Down is bad. Up is just relief - not good, just relief. Then down again, and there’s no way back. And what when it’s all over? What can you do? Scarlett O’Hara the damn thing - tomorrow is another day? Drink and forget? Conversation is all but impossible, sleep a long way away.

Well, today was a new day. A day for study, for plugging leaks, for analysis, for a long overdue check-up and sweat session. So how did I find myself throwing away half my (admittedly small) Interpoker bankroll without even clearing the bonus? You tell me.

Low doesn’t start to describe the way I feel. Can words do me justice? Spent, empty, impotent, crushed, sick, ill, pathetic, useless, bleak, depressed.”

That was three days ago. Since then I’ve won. The game is good, all is good and the bankroll is looking just swell, thanks very much . June is gonna be the month where it all happens.

June 04, 2006

Big Deal Misses The Flop

Big Deal - One Year as a Professional Poker Player, by Anthony Holden

There is no way that Big Deal should miss the flop but when the cards are flipped at showdown, Anthony Holden is holding rags. He has the anecdotes, he has the hard-earned experience, he even has the dust-jacket endorsements - David Mamet, Salman Rushide and Martin Amis. But he just doesn’t have the nuts.

Poker until the late 1970’s was a game of hard-ass Texan hustlers, a Runyon-esque romp from coast-to-coast. Poker since the late 1990’s has been dotcom boom time, an ever-expanding entertainment industry and a blue-chip business in both its casino and online forms. Big Deal sits somewhere in the middle, harking back to the golden age, but unable to look forward to mass-participation.

The old-time stories, and literary-Londoner-in-Las Vegas observations are lifted straight from Al Alvarez’s The Biggest Game in Town. Alvarez, is Holden’s real-life mentor, and the pupil never threatens to overreach his master.

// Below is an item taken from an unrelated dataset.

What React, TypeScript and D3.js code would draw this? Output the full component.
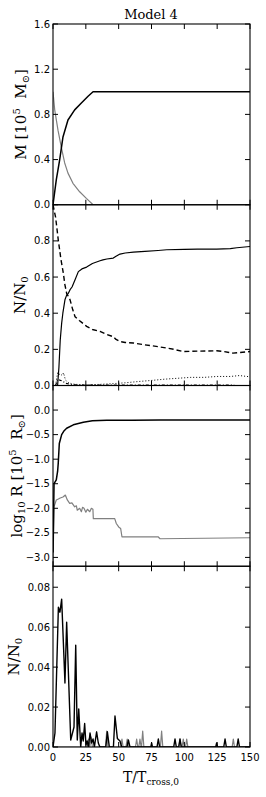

The book recounts Holden’s experiences on the professional circuit in 1988-9, book-ended by a pair of appearances at the World Series of Poker Main Event, the $10,000 buy-in No Limit Hold ’Em tournament. He comes 90th in 1988, then 111th in 1989. But Holden gets outdrawn on these experiences which should be his book’s big draw.

James McManus, another journalist/author and literary type entered the tournament in 2000 - and made the final table, winning a quarter million dollars. Positively Fifth Street, McManus’ tale of his exploits, woven into his coverage of the murder trial of Vegas legend Ted Binion, really tells you what it’s like for an amateur to sit with the pro’s.

Don’t misunderstand. Big Deal is a good book. It is a worthy book. The poker is real, the players are real and the writing is real. But it is not a great book. It is neither as entertaining nor perceptive as Alvarez’ original, and it is not as exciting or informative as McManus’ update.

Buy Big Deal from amazon.co.uk 

 

June 03, 2006

Crypto Reduces the Rake

At last! The Cryptologic network (which includes SunPoker) has sliced a little from the rake at short-handed tables. Having already spent $15,851 this year any reduction, however small, is welcome.

Two players now face one unit max rake.
Three to four players now have two units max rake.
Five or more still have three units max.